*See my other GitHub Repo for the chrome extension I built off this data.
Summary
This application takes a chosen film as an input and creates a plot and table describing the rank of the film for the specific genres it is categorized in.
The intent of this project is to compare the average imdb ratings between genres and visualize the distribution of ratings for each genre in an effort to translate a film rating to a genre specific ranking.
Data Sources
2 datasets, 2 APIs, and a web crawler comprise the backend data handling for this project:
- IMDb open dataset
- Stefano Leone's IMDb extensive dataset
- OMDb API (Third party API)
- IMDb-API (Third party API)
- IMDB website (BS4 web crawling)
Methods
The tables 'title.basics.tsv', 'title.ratings.tsv' and 'IMDB movies.csv' were loaded into Microsoft SQL Server as TitleBasics, TitleRatings and TitleExtras respectively.

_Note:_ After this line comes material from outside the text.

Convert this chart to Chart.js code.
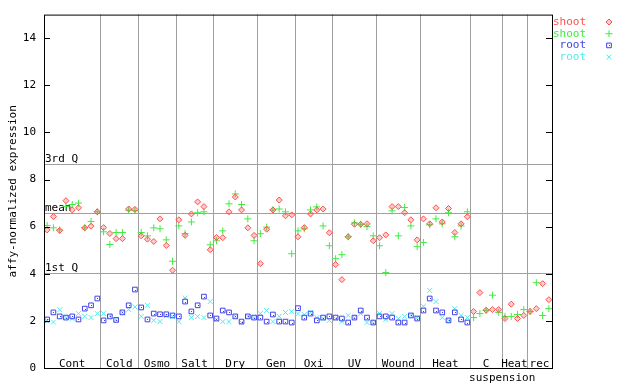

These tables were used for exploratory data analysis and subsequent creation of the tables necessary for visualization (OMDb API was used to source the Rotten Tomatoes and Metacritic ratings). The database schema is shown below (created in dbdiagram.io)
The python package pyodbc
was then used to load the tables from this database into pandas
for visualization in matplotlib
and plotly
. Dash was used for the frontend of the web application.